A relative of Vladimir Putin
The names of several Russians also appear in the pandora documents. In 2015, an Alcogal compliance officer discovered that a Cypriot law firm, Nicos Chr. Anastasiades and Partners had helped Russian billionaire oil mogul, former senator, also a Hollywood-linked film producer – Leonid Lebedev, cover up four companies by claiming law firm employees owned its entities. Lebedev fled Russia in 2016 after authorities accused him of embezzling $220 million from an energy company.
The tycoon did not respond to ICIJ requests, but Theophanis Philippou, the law firm’s chief executive, told the ICIJ partner BBC that he never deceived the authorities or covered up the identity of the owner of a business.
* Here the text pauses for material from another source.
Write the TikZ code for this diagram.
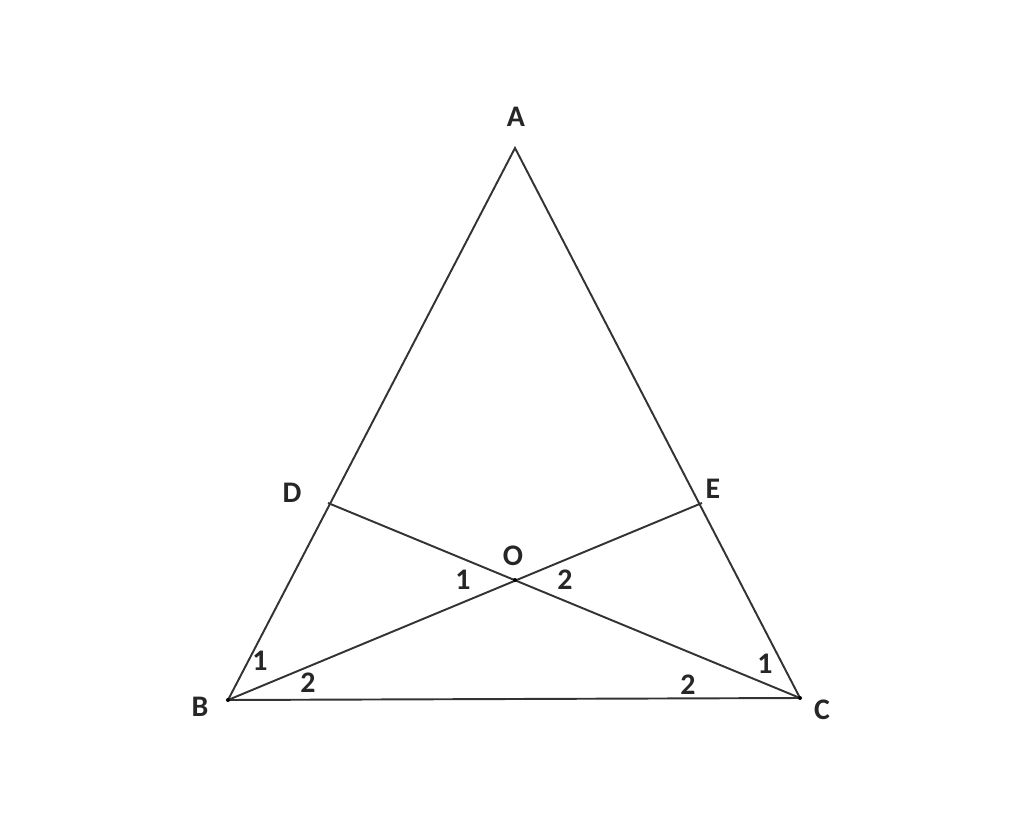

Another Russian close to Vladimir Putin is also mentioned in the Pandora Papers. This is Konstantin Ernst, a famous television producer who helped shape the image of Vladimir Putin “saviour of Russia”.
The Pandora Papers reveal that he was involved in a very lucrative operation, shortly after overseeing the opening and closing ceremony of the 2014 Olympic Winter Games in Sochi. In a series of state-funded privatizations, he hid behind numerous offshore companies to buy dozens of cinemas and properties on the outskirts of Moscow. Transactions that he did not wish to comment on.